- Occupation: Professor of Psychology

Academic background
- Alma mater: Chisholm Institute of Technology; Victoria College; Victoria University of Technology

Academic work
- Institutions: Victoria University, Melbourne

= Christopher Sonn =

Social psychologist

Christopher Conrad Sonn (born 1967) is an Australian social psychologist whose work in the area of community and liberation psychology focuses on intergroup relations, racism, White privilege, and non-dominant group responses to oppression. Sonn is Professor of Psychology at the College of Health and Biomedicine of the Victoria University, Melbourne (VU).

Sonn is a lead researcher in the VU Community Identity and Displacement Research Network, which studies issues related to indigenous peoples, social justice, racism, refugees, social inclusion, transnationalism and xenophobia. Sonn is the co-author of the textbook Social Psychology of Everyday Life and co-editor of the volumes Psychology of Liberation: Theory and Applications, and Psychological Sense of Community: Research, Applications, and Implications.

== Biography ==
Sonn attended the Chisholm Institute of Technology, where he received his Bachelor of Arts. He later obtained a Graduate Diploma of Education from Victoria College and a Graduate Diploma of Applied Psychology from the Victoria University of Technology in Melbourne, Australia. Sonn completed his PhD in Psychology at Victoria University of Technology in 1995. His dissertation titled "The role of psychological sense of community in the adjustment of 'coloured' South African immigrants" was conducted under the guidance of Adrian Fisher, Professor Emeritus at Victoria University.

He is a lead researcher on the international Apartheid Archive Project.

== Research ==
Sonn's research uses qualitative methods to understand and elevate the voices of individuals and groups who are marginalized through forms of racism and sexism. Sonn and his colleagues' work has explored the idea of community resilience and how different communities or people of varying in race and/or gender respond to conditions of adversity and cope with stress and other issues. The researchers argued that oppressed, minority communities are often represented as lacking in resilience and competence, which makes it easy for people in these groups to be underemphasized and misunderstood in society. Sonn's research team uses the concept of whiteness and its associated privileges as a context for thinking about race relations and developing effective forms of anti-racist action.
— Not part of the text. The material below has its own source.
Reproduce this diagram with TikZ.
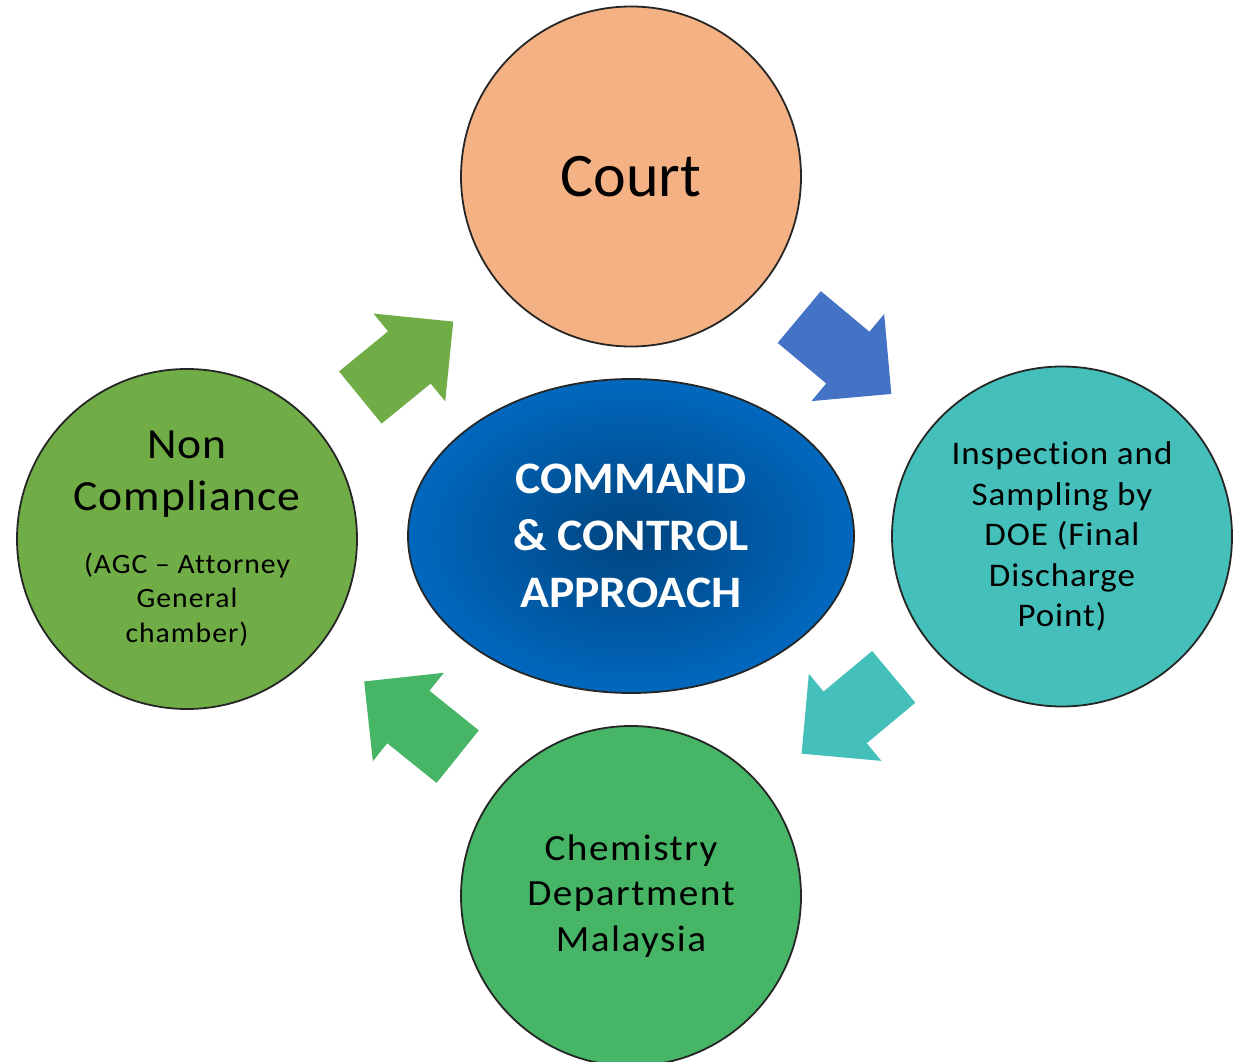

== Representative publications ==

- Ali, L., & Sonn, C. C. (2010). Constructing identity as a second-generation Cypriot Turkish in Australia: The multi-hyphenated other. Culture & Psychology, 16(3), 416-436.
- Green, M. J., Sonn, C. C., & Matsebula, J. (2007). Reviewing whiteness: Theory, research, and possibilities. South African Journal of Psychology, 37(3), 389-419.
- Sonn, C. C., & Fisher, A. T. (1996). Psychological sense of community in a politically constructed group. Journal of Community Psychology, 24(4), 417-430.
- Sonn, C. C., & Fisher, A. T. (1998). Sense of community: Community resilient responses to oppression and change. Journal of Community Psychology, 26(5), 457-472.
- Stevens, G., Duncan, N., & Sonn, C. C. (2013). Memory, narrative and voice as liberatory praxis in the apartheid archive. In Race, Memory and the Apartheid Archive (pp. 25–44). Palgrave Macmillan, London.